PROBLEM STATEMENT: Identify every line in the records below that contains the word "this", and copy each of those lines.

INFORMATION SHOWN:
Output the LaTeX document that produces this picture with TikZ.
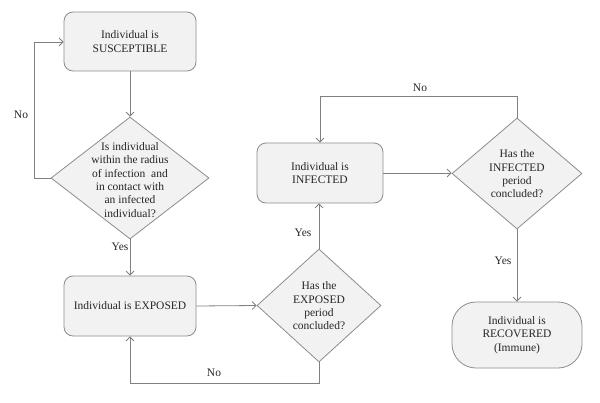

==

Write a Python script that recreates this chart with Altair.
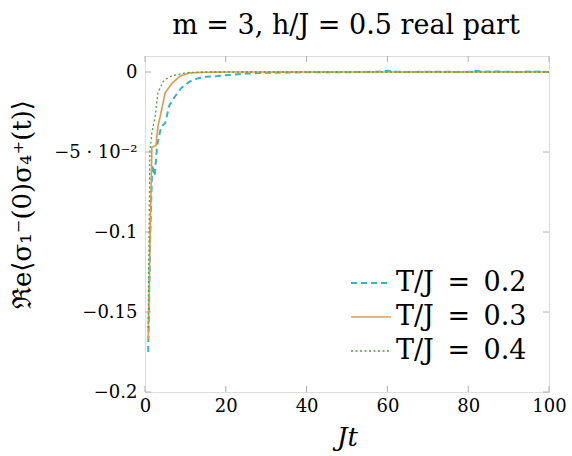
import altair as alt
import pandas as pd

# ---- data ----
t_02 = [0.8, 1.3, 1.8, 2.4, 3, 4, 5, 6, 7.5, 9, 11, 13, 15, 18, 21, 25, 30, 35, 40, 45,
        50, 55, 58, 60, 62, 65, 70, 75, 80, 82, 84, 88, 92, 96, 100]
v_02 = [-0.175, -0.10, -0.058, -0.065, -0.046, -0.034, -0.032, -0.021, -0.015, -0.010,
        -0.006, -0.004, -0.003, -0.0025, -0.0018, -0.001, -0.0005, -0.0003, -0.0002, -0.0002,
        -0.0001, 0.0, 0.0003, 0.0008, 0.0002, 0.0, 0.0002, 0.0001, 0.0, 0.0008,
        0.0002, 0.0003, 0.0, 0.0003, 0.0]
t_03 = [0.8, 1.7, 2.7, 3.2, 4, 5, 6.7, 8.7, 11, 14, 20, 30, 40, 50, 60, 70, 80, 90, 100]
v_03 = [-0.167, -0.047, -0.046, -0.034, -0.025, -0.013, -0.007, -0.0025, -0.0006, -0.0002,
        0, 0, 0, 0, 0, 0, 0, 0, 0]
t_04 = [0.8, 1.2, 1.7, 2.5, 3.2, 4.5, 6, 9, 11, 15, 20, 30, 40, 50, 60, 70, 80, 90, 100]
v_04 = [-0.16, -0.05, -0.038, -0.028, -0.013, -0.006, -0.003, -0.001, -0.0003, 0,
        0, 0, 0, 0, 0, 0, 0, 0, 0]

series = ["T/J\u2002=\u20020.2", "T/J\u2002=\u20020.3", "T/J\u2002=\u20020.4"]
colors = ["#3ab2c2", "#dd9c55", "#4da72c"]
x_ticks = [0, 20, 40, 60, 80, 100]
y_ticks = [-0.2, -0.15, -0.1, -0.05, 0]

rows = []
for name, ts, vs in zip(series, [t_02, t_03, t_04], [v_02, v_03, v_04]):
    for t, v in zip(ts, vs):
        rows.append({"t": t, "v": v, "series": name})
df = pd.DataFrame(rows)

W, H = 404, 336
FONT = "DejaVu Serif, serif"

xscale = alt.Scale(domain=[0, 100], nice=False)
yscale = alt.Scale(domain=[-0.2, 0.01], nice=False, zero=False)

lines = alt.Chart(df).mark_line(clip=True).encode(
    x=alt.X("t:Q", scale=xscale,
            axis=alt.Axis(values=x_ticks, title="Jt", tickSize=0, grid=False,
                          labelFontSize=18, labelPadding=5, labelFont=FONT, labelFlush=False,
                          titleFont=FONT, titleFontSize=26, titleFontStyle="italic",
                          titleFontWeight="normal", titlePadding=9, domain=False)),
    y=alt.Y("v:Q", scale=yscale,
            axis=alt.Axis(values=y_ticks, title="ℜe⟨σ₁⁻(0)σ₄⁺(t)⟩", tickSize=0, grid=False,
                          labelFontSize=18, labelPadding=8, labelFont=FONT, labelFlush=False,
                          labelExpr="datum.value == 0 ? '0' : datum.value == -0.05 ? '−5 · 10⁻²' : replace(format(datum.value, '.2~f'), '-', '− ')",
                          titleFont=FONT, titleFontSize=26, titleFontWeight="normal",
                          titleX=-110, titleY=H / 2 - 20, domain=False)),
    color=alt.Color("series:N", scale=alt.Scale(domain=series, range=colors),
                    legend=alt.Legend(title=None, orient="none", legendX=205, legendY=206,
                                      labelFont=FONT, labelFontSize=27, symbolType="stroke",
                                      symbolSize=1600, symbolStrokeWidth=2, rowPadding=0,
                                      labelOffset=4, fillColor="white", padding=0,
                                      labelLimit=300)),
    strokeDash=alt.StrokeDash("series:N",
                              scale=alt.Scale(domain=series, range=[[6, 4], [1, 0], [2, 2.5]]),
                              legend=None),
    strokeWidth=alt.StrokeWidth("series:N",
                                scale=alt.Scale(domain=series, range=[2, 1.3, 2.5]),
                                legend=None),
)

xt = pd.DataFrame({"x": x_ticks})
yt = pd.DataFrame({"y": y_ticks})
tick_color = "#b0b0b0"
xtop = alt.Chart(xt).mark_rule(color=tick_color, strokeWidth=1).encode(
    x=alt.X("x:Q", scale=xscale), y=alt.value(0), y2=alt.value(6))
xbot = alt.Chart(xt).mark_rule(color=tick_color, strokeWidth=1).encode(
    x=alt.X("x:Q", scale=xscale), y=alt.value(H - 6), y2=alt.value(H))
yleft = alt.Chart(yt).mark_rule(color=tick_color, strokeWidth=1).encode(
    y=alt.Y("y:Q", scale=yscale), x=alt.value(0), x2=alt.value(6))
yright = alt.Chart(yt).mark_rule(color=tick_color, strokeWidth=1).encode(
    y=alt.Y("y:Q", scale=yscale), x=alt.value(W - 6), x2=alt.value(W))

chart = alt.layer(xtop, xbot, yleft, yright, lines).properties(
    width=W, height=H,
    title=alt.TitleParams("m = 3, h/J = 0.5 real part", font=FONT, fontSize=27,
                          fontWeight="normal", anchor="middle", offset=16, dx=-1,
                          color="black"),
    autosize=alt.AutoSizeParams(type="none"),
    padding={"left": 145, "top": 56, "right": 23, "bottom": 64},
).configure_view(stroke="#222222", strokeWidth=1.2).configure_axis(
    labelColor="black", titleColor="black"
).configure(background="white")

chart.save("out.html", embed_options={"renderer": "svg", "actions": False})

EXERCISE OUTPUT:
Output the LaTeX document that produces this picture with TikZ.
Write a Python script that recreates this chart with Altair.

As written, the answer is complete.